The estate, originally called “Little Hunting Creek Plantation,” was devised in 1676 by John Washington (the first of the family in America) to his son, Lawrence, who in turn devised it to his daughter, Mildred, by whom (and her husband Roger Gregory) it was deeded in 1726 to her brother Augustine (George Washington’s father). On Augustine’s death (1743) it passed to Lawrence (George’s half-brother), who built in 1743 the villa which forms the middle portion of the present mansion-house and named the estate Mount Vernon, in honour of his former commander, Admiral Edward Vernon (1684–1757).
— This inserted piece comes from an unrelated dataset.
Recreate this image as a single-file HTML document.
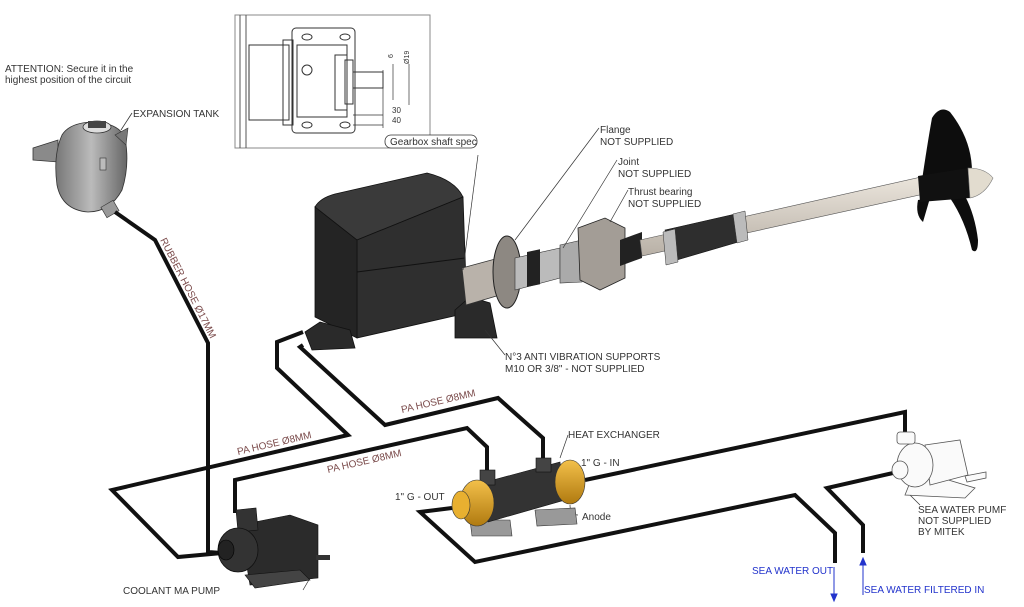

Lawrence left it (1752) to his widow Anne Fairfax (who in the same year married George Lee) with the proviso that it should pass at her death to George Washington, who meanwhile rented the estate, gaining full possession at her death in 1761. In 1784–1785 he enlarged the villa into the mansion-house with its present dimensions by building an addition at each end, erected several of the out-buildings, and adorned the grounds, all according to his own plans and specifications. At General Washington’s death (1799) Mount Vernon passed to his widow; at her death (1802) it passed to his nephew, Bushrod Washington, and at Bushrod Washington’s death (1829) to his nephew John Augustine Washington, who devised it in 1832 to his widow, by whom it was devised in 1835 to their son John A. Washington. This last was authorized by his father’s will to sell the estate to the United States government, and in 1847 offered the property for $100,000, but the offer was refused. In 1860 the mansion-house and 200 acres of the original estate, fast falling into decay, were bought for $200,000 (much of which had been raised through the efforts of Edward Everett) by the Mount Vernon Ladies Association of the Union. This association under its charter (1856) bound itself to restore the estate as far as possible to the condition in which it was in the lifetime of Washington and to keep it sacred to his memory, and Virginia agreed to exempt it from taxation as long as these terms were fulfilled.

See B. J. Lossing, The Home of Washington: or Mount Vernon and its Associations (Hartford, 1870).